The pace of yield compression in UK commercial property markets has reached its fastest annual rate for 16 years, according to the IPD UK Monthly Index. Equivalent yields, which have now compressed for a full year, from 9.3% in June 2009 to 7.6% last month, last eclipsed 170 basis points over 12 months at the end of the last property recession in mid 1994.
"The last time yields compressed at this annual rate was in the mid-1990s, the following month yields started to move out again. At the end of this 12-month cycle, yields compression has eased to just fractional movements," explains Malcolm Hunt, Head of UK Client Services at IPD.
Over May, the pace of UK commercial property capital growth eased for the second consecutive month, at 0.5%, reflecting a moderation in yields and rental decline. Rents fell by seven basis points in May, the shallowest monthly decline since August 2008, but by -10.7% in total, compounded over an unbroken 25-month period.

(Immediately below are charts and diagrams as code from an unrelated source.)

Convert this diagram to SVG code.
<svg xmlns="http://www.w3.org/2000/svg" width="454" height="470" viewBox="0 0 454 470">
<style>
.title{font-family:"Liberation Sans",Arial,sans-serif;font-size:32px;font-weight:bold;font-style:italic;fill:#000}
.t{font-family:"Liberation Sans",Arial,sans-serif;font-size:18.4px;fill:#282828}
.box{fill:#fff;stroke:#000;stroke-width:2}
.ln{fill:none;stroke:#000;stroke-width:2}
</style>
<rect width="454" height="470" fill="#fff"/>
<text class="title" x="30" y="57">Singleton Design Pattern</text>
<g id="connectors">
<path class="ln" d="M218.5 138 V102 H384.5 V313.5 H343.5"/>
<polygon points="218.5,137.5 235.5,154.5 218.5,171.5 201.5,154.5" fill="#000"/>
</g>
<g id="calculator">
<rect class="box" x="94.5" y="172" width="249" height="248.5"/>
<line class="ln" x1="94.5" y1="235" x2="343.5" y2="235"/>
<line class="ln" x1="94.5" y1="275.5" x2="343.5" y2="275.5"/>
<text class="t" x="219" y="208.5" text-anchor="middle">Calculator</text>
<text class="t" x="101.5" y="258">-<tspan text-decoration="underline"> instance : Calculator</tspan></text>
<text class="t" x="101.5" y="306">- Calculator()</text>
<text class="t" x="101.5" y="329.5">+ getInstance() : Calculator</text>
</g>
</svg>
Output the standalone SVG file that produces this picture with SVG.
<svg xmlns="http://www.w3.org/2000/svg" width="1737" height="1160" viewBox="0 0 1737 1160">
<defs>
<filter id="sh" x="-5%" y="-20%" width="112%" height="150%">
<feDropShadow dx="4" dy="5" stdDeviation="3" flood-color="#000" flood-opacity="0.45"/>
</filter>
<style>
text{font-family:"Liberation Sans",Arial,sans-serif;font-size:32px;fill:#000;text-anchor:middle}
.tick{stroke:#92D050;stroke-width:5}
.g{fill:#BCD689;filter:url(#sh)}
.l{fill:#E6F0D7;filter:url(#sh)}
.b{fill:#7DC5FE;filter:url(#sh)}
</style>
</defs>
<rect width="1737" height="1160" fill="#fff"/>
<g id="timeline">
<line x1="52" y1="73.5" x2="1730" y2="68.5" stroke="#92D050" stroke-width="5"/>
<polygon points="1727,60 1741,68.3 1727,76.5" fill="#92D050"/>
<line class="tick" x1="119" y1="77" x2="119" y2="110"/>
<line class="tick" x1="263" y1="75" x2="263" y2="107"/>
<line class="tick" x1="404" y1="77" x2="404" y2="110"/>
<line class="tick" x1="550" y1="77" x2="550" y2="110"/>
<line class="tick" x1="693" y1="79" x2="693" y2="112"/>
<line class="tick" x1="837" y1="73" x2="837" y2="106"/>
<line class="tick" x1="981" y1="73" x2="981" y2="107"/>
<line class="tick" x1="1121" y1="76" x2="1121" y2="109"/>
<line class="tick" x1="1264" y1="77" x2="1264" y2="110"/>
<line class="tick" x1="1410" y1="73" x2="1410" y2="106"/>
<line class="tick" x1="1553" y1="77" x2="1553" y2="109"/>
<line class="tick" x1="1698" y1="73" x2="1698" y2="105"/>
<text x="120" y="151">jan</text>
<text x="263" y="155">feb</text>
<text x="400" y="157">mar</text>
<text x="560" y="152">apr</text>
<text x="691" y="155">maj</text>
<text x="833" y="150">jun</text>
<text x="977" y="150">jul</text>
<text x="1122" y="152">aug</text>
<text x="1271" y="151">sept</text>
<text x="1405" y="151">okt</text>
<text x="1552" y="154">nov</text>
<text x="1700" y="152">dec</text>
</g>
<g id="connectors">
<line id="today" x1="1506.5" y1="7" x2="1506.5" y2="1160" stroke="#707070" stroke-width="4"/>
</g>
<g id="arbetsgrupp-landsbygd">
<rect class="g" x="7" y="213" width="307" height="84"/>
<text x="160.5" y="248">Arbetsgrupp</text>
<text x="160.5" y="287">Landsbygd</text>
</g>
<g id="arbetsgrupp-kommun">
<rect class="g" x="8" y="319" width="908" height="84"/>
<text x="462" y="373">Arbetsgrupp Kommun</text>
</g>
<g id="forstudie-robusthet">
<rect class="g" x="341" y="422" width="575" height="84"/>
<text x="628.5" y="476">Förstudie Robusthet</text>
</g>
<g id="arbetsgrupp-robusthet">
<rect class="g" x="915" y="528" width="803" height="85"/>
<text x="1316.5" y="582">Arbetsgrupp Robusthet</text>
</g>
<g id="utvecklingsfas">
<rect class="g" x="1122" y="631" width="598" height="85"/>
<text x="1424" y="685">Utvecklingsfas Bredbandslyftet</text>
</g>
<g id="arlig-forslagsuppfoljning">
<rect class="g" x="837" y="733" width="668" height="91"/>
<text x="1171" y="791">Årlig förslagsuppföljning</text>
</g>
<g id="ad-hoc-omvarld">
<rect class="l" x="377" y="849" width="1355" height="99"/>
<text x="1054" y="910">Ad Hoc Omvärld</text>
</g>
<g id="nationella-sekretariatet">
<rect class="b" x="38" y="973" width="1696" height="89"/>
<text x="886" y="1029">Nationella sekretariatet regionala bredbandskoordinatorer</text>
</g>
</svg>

The yield and rental movements have delivered a compounded capital growth of 14.6% since markets resumed growth last August, while the annual capital growth rate is 13.5% the highest since November 2006.
Hunt added: "If the downward revision of UK economic growth forecast by the Office for Budget Responsibility proves accurate, there will be implications for property fundamentals. Historically, property markets suffer when economies falter; affecting occupier markets and rental growth which, in turn, influence property values."